Since then, both men have been held in Butyrka, a prison since the days of Catherine the Great. Mayakovsky, the early-20th-century poet, is said to have written some of his first verses there before the Russian Revolution, and other writers like the poet Osip Mandelstam and the Nobel laureate Aleksandr Solzhenitsyn were held there in Soviet times.
Last May, nine months after Mr. Kamardin was detained, he and Ms. Popova wed in a bare ceremony similar to Nadezhda and Yegor’s. With normal wedding rings banned, Mr. Kamardin tried to persuade the prison security to let him use the plastic rings from the neck of a bottle. He was turned down. But he did manage to borrow a fancy suit jacket from a wealthy prisoner accused of bribery.
“I was so nervous to see him, to touch him, because I was worried that he could fall apart if I touched him,” Ms. Popova said. “The fact that you can hug that person, touch them, and they won’t disappear like some kind of ghost — that was so important.”
“The first time hugging in nine months — it gives you a new strength to continue to live, you understand what you are fighting for.”
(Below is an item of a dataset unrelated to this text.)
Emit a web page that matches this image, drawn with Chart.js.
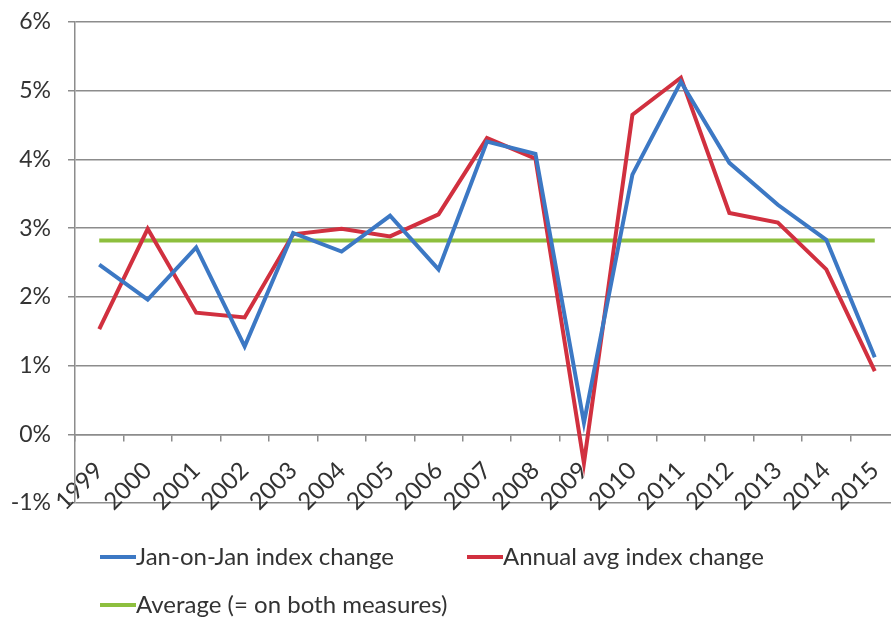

Mr. Shtovba soon followed suit. After Nadezhda turned 18, he sent her a letter through the prison’s electronic mail system containing one sentence: “Will you marry me?”
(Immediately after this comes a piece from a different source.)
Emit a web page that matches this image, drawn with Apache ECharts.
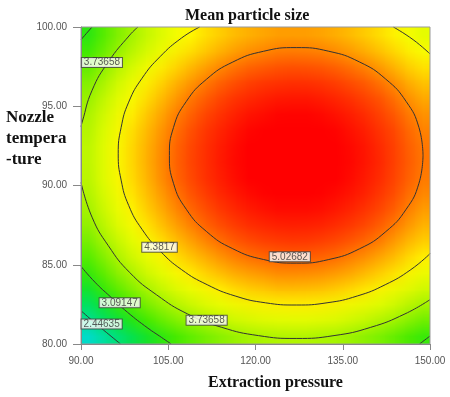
<!DOCTYPE html>
<html lang="en">
<head>
<meta charset="UTF-8">
<title>Mean particle size</title>
<script src="https://cdn.jsdelivr.net/npm/echarts@6/dist/echarts.min.js"></script>
<style>html,body{margin:0;padding:0;background:#fff;}</style>
</head>
<body>
<div id="main" style="width:450px;height:397px;"></div>
<script>
// cell centres of the coloured surface (extraction pressure / nozzle temperature)
var xCells = ['91.25','93.75','96.25','98.75','101.25','103.75','106.25','108.75','111.25','113.75','116.25','118.75',
              '121.25','123.75','126.25','128.75','131.25','133.75','136.25','138.75','141.25','143.75','146.25','148.75'];
var yCells = ['80.5','81.5','82.5','83.5','84.5','85.5','86.5','87.5','88.5','89.5',
              '90.5','91.5','92.5','93.5','94.5','95.5','96.5','97.5','98.5','99.5'];

// mean particle size, one row per yCell (bottom to top)
var sizeGrid = [
  [2.00,2.24,2.47,2.67,2.86,3.03,3.19,3.32,3.44,3.54,3.63,3.70,3.74,3.78,3.79,3.79,3.77,3.73,3.67,3.60,3.51,3.40,3.27,3.13],
  [2.31,2.55,2.78,2.98,3.17,3.34,3.50,3.63,3.75,3.85,3.94,4.01,4.05,4.09,4.10,4.10,4.08,4.04,3.98,3.91,3.82,3.71,3.58,3.44],
  [2.60,2.84,3.07,3.27,3.46,3.63,3.79,3.92,4.04,4.14,4.23,4.30,4.34,4.38,4.39,4.39,4.37,4.33,4.27,4.20,4.11,4.00,3.87,3.73],
  [2.86,3.10,3.33,3.53,3.72,3.89,4.05,4.18,4.30,4.40,4.49,4.56,4.60,4.64,4.65,4.65,4.63,4.59,4.53,4.46,4.37,4.26,4.13,3.99],
  [3.09,3.33,3.56,3.76,3.95,4.12,4.28,4.41,4.53,4.63,4.72,4.79,4.83,4.87,4.88,4.88,4.86,4.82,4.76,4.69,4.60,4.49,4.36,4.22],
  [3.29,3.53,3.76,3.96,4.15,4.32,4.48,4.61,4.73,4.83,4.92,4.99,5.03,5.07,5.08,5.08,5.06,5.02,4.96,4.89,4.80,4.69,4.56,4.42],
  [3.46,3.70,3.93,4.13,4.32,4.49,4.65,4.78,4.90,5.00,5.09,5.16,5.20,5.24,5.25,5.25,5.23,5.19,5.13,5.06,4.97,4.86,4.73,4.59],
  [3.61,3.85,4.08,4.28,4.47,4.64,4.80,4.93,5.05,5.15,5.24,5.31,5.35,5.39,5.40,5.40,5.38,5.34,5.28,5.21,5.12,5.01,4.88,4.74],
  [3.72,3.96,4.19,4.39,4.58,4.75,4.91,5.04,5.16,5.26,5.35,5.42,5.46,5.50,5.51,5.51,5.49,5.45,5.39,5.32,5.23,5.12,4.99,4.85],
  [3.81,4.05,4.28,4.48,4.67,4.84,5.00,5.13,5.25,5.35,5.44,5.51,5.55,5.59,5.60,5.60,5.58,5.54,5.48,5.41,5.32,5.21,5.08,4.94],
  [3.87,4.11,4.34,4.54,4.73,4.90,5.06,5.19,5.31,5.41,5.50,5.57,5.61,5.65,5.66,5.66,5.64,5.60,5.54,5.47,5.38,5.27,5.14,5.00],
  [3.90,4.14,4.37,4.57,4.76,4.93,5.09,5.22,5.34,5.44,5.53,5.60,5.64,5.68,5.69,5.69,5.67,5.63,5.57,5.50,5.41,5.30,5.17,5.03],
  [3.90,4.14,4.37,4.57,4.76,4.93,5.09,5.22,5.34,5.44,5.53,5.60,5.64,5.68,5.69,5.69,5.67,5.63,5.57,5.50,5.41,5.30,5.17,5.03],
  [3.87,4.11,4.34,4.54,4.73,4.90,5.06,5.19,5.31,5.41,5.50,5.57,5.61,5.65,5.66,5.66,5.64,5.60,5.54,5.47,5.38,5.27,5.14,5.00],
  [3.81,4.05,4.28,4.48,4.67,4.84,5.00,5.13,5.25,5.35,5.44,5.51,5.55,5.59,5.60,5.60,5.58,5.54,5.48,5.41,5.32,5.21,5.08,4.94],
  [3.72,3.96,4.19,4.39,4.58,4.75,4.91,5.04,5.16,5.26,5.35,5.42,5.46,5.50,5.51,5.51,5.49,5.45,5.39,5.32,5.23,5.12,4.99,4.85],
  [3.61,3.85,4.08,4.28,4.47,4.64,4.80,4.93,5.05,5.15,5.24,5.31,5.35,5.39,5.40,5.40,5.38,5.34,5.28,5.21,5.12,5.01,4.88,4.74],
  [3.46,3.70,3.93,4.13,4.32,4.49,4.65,4.78,4.90,5.00,5.09,5.16,5.20,5.24,5.25,5.25,5.23,5.19,5.13,5.06,4.97,4.86,4.73,4.59],
  [3.29,3.53,3.76,3.96,4.15,4.32,4.48,4.61,4.73,4.83,4.92,4.99,5.03,5.07,5.08,5.08,5.06,5.02,4.96,4.89,4.80,4.69,4.56,4.42],
  [3.09,3.33,3.56,3.76,3.95,4.12,4.28,4.41,4.53,4.63,4.72,4.79,4.83,4.87,4.88,4.88,4.86,4.82,4.76,4.69,4.60,4.49,4.36,4.22]
];

// contour lines, points [pressure, temperature]
var c5027 = [[148.8,91.9],[148.1,93.66],[145.9,95.3],[142.4,96.71],[137.9,97.79],[132.6,98.47],[127,98.7],
             [121.4,98.47],[116.1,97.79],[111.6,96.71],[108.1,95.3],[105.9,93.66],[105.2,91.9],[105.9,90.14],
             [108.1,88.5],[111.6,87.09],[116.1,86.01],[121.4,85.33],[127,85.1],[132.6,85.33],[137.9,86.01],
             [142.4,87.09],[145.9,88.5],[148.1,90.14],[148.8,91.9]];
var c4382a = [[110.4,100],[107.3,99.31],[103.6,98.13],[100.5,96.77],[98.2,95.26],[96.9,93.66],[96.4,92.0],
              [96.9,90.34],[98.2,88.74],[100.5,87.23],[103.6,85.87],[107.3,84.69],[111.7,83.74],[116.5,83.03],
              [121.7,82.6],[127,82.46],[132.3,82.6],[137.5,83.03],[142.3,83.74],[146.7,84.69],[150,85.7]];
var c4382b = [[143.7,100],[147.1,99.2],[150,98.3]];
var c3737a = [[99.8,100],[98.4,99.5],[94.7,97.8],[91.9,96.0],[90.2,94.0],[90,93.7]];
var c3737b = [[90,90.2],[91.9,88.0],[94.7,86.2],[98.4,84.5],[103.0,83.1],[108.3,81.9],[114.2,81.05],
              [120.5,80.53],[127,80.35],[133.5,80.53],[139.8,81.05],[145.7,81.9],[150,82.8]];
var c3091a = [[91.9,100],[90,99.2]];
var c3091b = [[90,84.9],[92.4,83.9],[95.0,83.0],[98.0,82.0],[101.5,81.0],[103.5,80.5],[105.5,80.0]];
var c3091c = [[148.2,80],[150,80.5]];
var c2446 = [[90,82.1],[92.5,81.3],[94.8,80.6],[96.8,80]];

// contour value boxes
var labelTexts = ['3.73658', '4.3817', '5.02682', '3.09147', '2.44635', '3.73658'];
var labelPos = [[93.6,97.76],[103.5,86.1],[125.9,85.5],[96.65,82.6],[93.55,81.26],[111.6,81.5]];

var surfaceColors = ['#00c8ff', '#00d8e0', '#00e0a0', '#00e050', '#30e800', '#80f000',
                     '#c8f800', '#ffff00', '#ffb000', '#ff5000', '#ff0000'];

var heat = [];
for (var j = 0; j < sizeGrid.length; j++) {
  for (var i = 0; i < sizeGrid[j].length; i++) {
    heat.push([i, j, sizeGrid[j][i]]);
  }
}

// heatmap drawn one pixel per cell, then stretched (smoothly) over the plot
var cellDiv = document.createElement('div');
cellDiv.style.cssText = 'position:absolute;left:-300px;top:0;width:' + xCells.length + 'px;height:' + yCells.length + 'px;';
document.body.appendChild(cellDiv);
var cellChart = echarts.init(cellDiv, null, { devicePixelRatio: 1 });
cellChart.setOption({
  animation: false,
  grid: { left: 0, right: 0, top: 0, bottom: 0 },
  xAxis: { type: 'category', data: xCells, show: false },
  yAxis: { type: 'category', data: yCells, show: false },
  visualMap: { show: false, dimension: 2, min: 1.6, max: 5.6, inRange: { color: surfaceColors } },
  series: [{ type: 'heatmap', data: heat, itemStyle: { borderWidth: 0 } }]
});
var surface = cellChart.getDom().querySelector('canvas');

var contours = [c5027, c4382a, c4382b, c3737a, c3737b, c3091a, c3091b, c3091c, c2446];
var series = [];
contours.forEach(function (c) {
  series.push({
    type: 'line',
    data: c,
    smooth: 0.5,
    symbol: 'none',
    lineStyle: { color: '#333', width: 1 },
    z: 3
  });
});
series.push({
  type: 'scatter',
  data: labelPos,
  symbolSize: 0,
  z: 5,
  label: {
    show: true,
    position: 'inside',
    formatter: function (p) { return labelTexts[p.dataIndex]; },
    backgroundColor: '#fff',
    borderColor: '#444',
    borderWidth: 1,
    padding: [0, 2, 0, 2],
    fontFamily: 'Liberation Sans',
    fontSize: 10,
    lineHeight: 9,
    color: '#333'
  }
});

var axisText = { fontFamily: 'Liberation Sans', fontSize: 10, color: '#555' };
var myChart = echarts.init(document.getElementById('main'));
myChart.setOption({
  animation: false,
  title: {
    text: 'Mean particle size',
    left: 180,
    top: 3,
    textStyle: { fontFamily: 'Liberation Serif', fontWeight: 'bold', fontSize: 16, color: '#111' }
  },
  grid: { left: 81, right: 20, top: 27, bottom: 53, show: true, borderColor: '#999', borderWidth: 1, z: 4 },
  xAxis: {
    type: 'value', min: 90, max: 150, interval: 15, z: 4,
    axisLine: { lineStyle: { color: '#888' } },
    axisTick: { length: 6, lineStyle: { color: '#888' } },
    splitLine: { show: false },
    axisLabel: Object.assign({ margin: 12, formatter: function (v) { return v.toFixed(2); } }, axisText)
  },
  yAxis: {
    type: 'value', min: 80, max: 100, interval: 5, z: 4,
    axisLine: { show: true, lineStyle: { color: '#888' } },
    axisTick: { show: true, length: 8, lineStyle: { color: '#888' } },
    splitLine: { show: false },
    axisLabel: Object.assign({ margin: 14, formatter: function (v) { return v.toFixed(2); } }, axisText)
  },
  graphic: [{
    id: 'yname', type: 'text', left: 6, top: 107,
    style: { text: 'Nozzle\ntempera\n-ture', font: 'bold 17px "Liberation Serif"', lineHeight: 21, fill: '#111' }
  }, {
    id: 'xname', type: 'text', left: 208, top: 375,
    style: { text: 'Extraction pressure', font: 'bold 16px "Liberation Serif"', fill: '#111' }
  }],
  series: series
});

// place the surface image on the plot area using the chart's own axes
var p0 = myChart.convertToPixel({ xAxisIndex: 0, yAxisIndex: 0 }, [90, 100]);
var p1 = myChart.convertToPixel({ xAxisIndex: 0, yAxisIndex: 0 }, [150, 80]);
myChart.setOption({
  graphic: [{
    id: 'surface', type: 'image', z: 1,
    style: { image: surface, x: p0[0], y: p0[1], width: p1[0] - p0[0], height: p1[1] - p0[1] }
  }]
});
</script>
</body>
</html>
She sent another one back: Yes.
Soon Ms. Shtovba will be able to see her husband without a glass or plastic divider separating them; once he is transferred to a new facility, the pair will have the right to conjugal visits.
Ms. Popova, who organizes letter-writing campaigns and supports prisoners by mailing them food and clothes, was waiting for Ms. Shtovba when she emerged from her brief wedding ceremony on Dec. 6.
“She told me that she was afraid to touch him, hug him, afraid she would break him, that he was so fragile,” Ms. Popova said, in an echo of her own experience. “She said she had sort of forgotten that Yegor is so tall, that she feels like Thumbelina with him. I mean, it’s so weird and so sad when you forget what your loved one is like, what he smells like.”
In a message on the Telegram app after the wedding, Ms. Shtovba said it was true.
“Well, I am very unaccustomed to him.”